Reinforce your message with appropriate formatting

90% of website pages I review can be quickly improved with simple formatting that supports the key messages. Don’t get this mixed up with decorating your content though. Formatting is not about making your page look more interesting (though it does) but rather providing visual cues to help your reader understand your message more quickly.

Here are a few simple things you can try:

  • Use descriptive sub-headings throughout to help people skim read your content without reading the paragraphs.
  • Use bulleted lists and capture the meaning in the first word.
  • Use a quote style (this is an option in most content management systems) to pull out supporting quotes or even quote key parts of your own content.

 

 

Think multimedia

 

It may seem obvious to say that content is not just the words, but it’s a mistake that many small charities fall into. Often this is due to lack of confidence in the visual assets available.

While there are certain parts of your website that do need professional grade images, don’t fall into the trap of thinking that you should only ever support your content with professional images and videos.

On your homepage or key pages in your site, professional imagery can do the communication heavy lifting.

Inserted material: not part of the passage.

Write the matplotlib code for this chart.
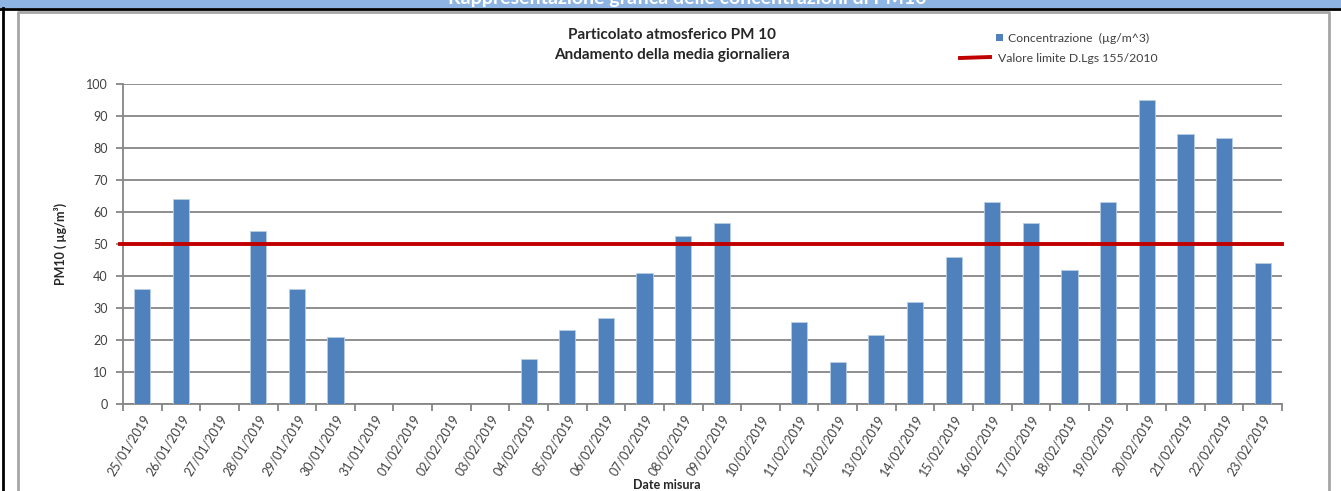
import numpy as np
import matplotlib
matplotlib.use("Agg")
import matplotlib.pyplot as plt
from matplotlib.lines import Line2D
from matplotlib.patches import Rectangle

plt.rcParams['font.family'] = ['Lato', 'DejaVu Sans']

# dati (giorni senza misura = nan)
date = ["25/01/2019", "26/01/2019", "27/01/2019", "28/01/2019", "29/01/2019",
        "30/01/2019", "31/01/2019", "01/02/2019", "02/02/2019", "03/02/2019",
        "04/02/2019", "05/02/2019", "06/02/2019", "07/02/2019", "08/02/2019",
        "09/02/2019", "10/02/2019", "11/02/2019", "12/02/2019", "13/02/2019",
        "14/02/2019", "15/02/2019", "16/02/2019", "17/02/2019", "18/02/2019",
        "19/02/2019", "20/02/2019", "21/02/2019", "22/02/2019", "23/02/2019"]
pm10 = [36, 64, np.nan, 54, 36, 21, np.nan, np.nan, np.nan, np.nan,
        14, 23, 27, 41, 52.5, 56.5, np.nan, 25.5, 13, 21.5,
        32, 46, 63, 56.5, 42, 63, 95, 84.5, 83, 44]
limite = 50

blu = "#4F81BD"
rosso = "#C00000"
grigio = "#868686"
testo = "#404040"

fig = plt.figure(figsize=(13.41, 4.91), dpi=100)
W, H = 1341, 491

def fx(px):
    return px / W

def fy(py):
    return 1 - py / H

# banner in alto e cornici
fig.add_artist(Rectangle((0, fy(8)), 1, 8 / H, transform=fig.transFigure,
                         facecolor="#8DB4E2", edgecolor="none"))
fig.text(fx(687), fy(4), "Rappresentazione grafica delle concentrazioni di PM10",
         color="white", fontsize=14, fontweight="bold", ha="center", va="baseline")
fig.add_artist(Line2D([0, 1], [fy(8.5), fy(8.5)], transform=fig.transFigure,
                      color="black", lw=2))
fig.add_artist(Line2D([fx(2.5), fx(2.5)], [0, fy(8)], transform=fig.transFigure,
                      color="black", lw=2))
fig.add_artist(Line2D([fx(17.5), fx(17.5), fx(1328.5), fx(1328.5)],
                      [0, fy(12), fy(12), 0], transform=fig.transFigure,
                      color="#A6A6A6", lw=2))

ax = fig.add_axes([fx(123), fy(404), fx(1282 - 123), (404 - 84) / H])
x = np.arange(len(date))
ax.bar(x, pm10, width=0.42, color=blu, edgecolor="#B9CDE5", linewidth=0.6, zorder=3)
ax.axhline(limite, xmin=-0.003, color=rosso, lw=2.8, zorder=4, clip_on=False)

ax.set_xlim(-0.5, len(date) - 0.5)
ax.set_ylim(0, 100)
ax.set_yticks(np.arange(0, 101, 10))
ax.yaxis.grid(True, color=grigio, lw=1.3, zorder=0)
ax.set_axisbelow(True)
for s in ["top", "right"]:
    ax.spines[s].set_visible(False)
for s in ["left", "bottom"]:
    ax.spines[s].set_color(grigio)
    ax.spines[s].set_linewidth(1.3)

# tacche tra le categorie, etichette al centro
ax.set_xticks(np.arange(-0.5, len(date), 1))
ax.set_xticklabels([])
ax.set_xticks(x, minor=True)
ax.set_xticklabels(date, minor=True, rotation=58, ha="right", rotation_mode="anchor",
                   fontsize=9, color=testo)
ax.tick_params(axis="x", which="minor", length=0, pad=6)
ax.tick_params(axis="x", which="major", length=5, color=grigio, width=1.3)
ax.tick_params(axis="y", length=5, color=grigio, width=1.3, labelsize=9,
               labelcolor=testo, pad=6)

ax.set_ylabel("PM10 ( µg/m³)", fontsize=9, fontweight="bold", color="#262626",
              labelpad=14)
fig.text(fx(667), fy(485), "Date misura", fontsize=9, fontweight="bold",
         color="#262626", ha="center", va="center")

fig.text(fx(672), fy(35), "Particolato atmosferico PM 10", fontsize=11,
         fontweight="bold", color="#262626", ha="center", va="center")
fig.text(fx(672), fy(55), "Andamento della media giornaliera", fontsize=11,
         fontweight="bold", color="#262626", ha="center", va="center")

# legenda
fig.add_artist(Rectangle((fx(996), fy(41)), 7 / W, 7 / H, transform=fig.transFigure,
                         facecolor=blu, edgecolor="none"))
fig.text(fx(1008), fy(38), "Concentrazione  (µg/m^3)", fontsize=8.8, color=testo,
         va="center")
fig.add_artist(Line2D([fx(960), fx(990)], [fy(58), fy(57)], transform=fig.transFigure,
                      color=rosso, lw=2.8))
fig.text(fx(998), fy(58), "Valore limite D.Lgs 155/2010", fontsize=8.8, color=testo,
         va="center")

fig.savefig("out.png", dpi=100)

A good photo really can speak a thousand words, and in these places bad imagery can be damaging. But in the context of day-to-day content there is much more flexibility. Within the context of a blog post, impact study or campaign page there is plenty of scope to use gritty images and roughly edited videos. By keeping images well cropped and small, and videos very short, you can make your content more interesting and communicate your messages more effectively than you could with only words.

 

Keep experimenting

 

Like everything else online, the way people use and respond to website content is evolving. So above all don’t be afraid to experiment. As long as you are measuring the engagement with your content then systematic experimentation is often the most efficient way to find out what content delivers results with your particular audience. For example, you could measure the ‘bounce rate’ on your donation page and keep trying significantly different titles and copy around the page on a monthly basis until you start to see some patterns.

 

Andy Pearson (@andyrpearson) is Managing Director of White Fuse Media, a tech company aiming to transform charity communication through digital innovation. Andy blogs regularly at the White Fuse Media Blog.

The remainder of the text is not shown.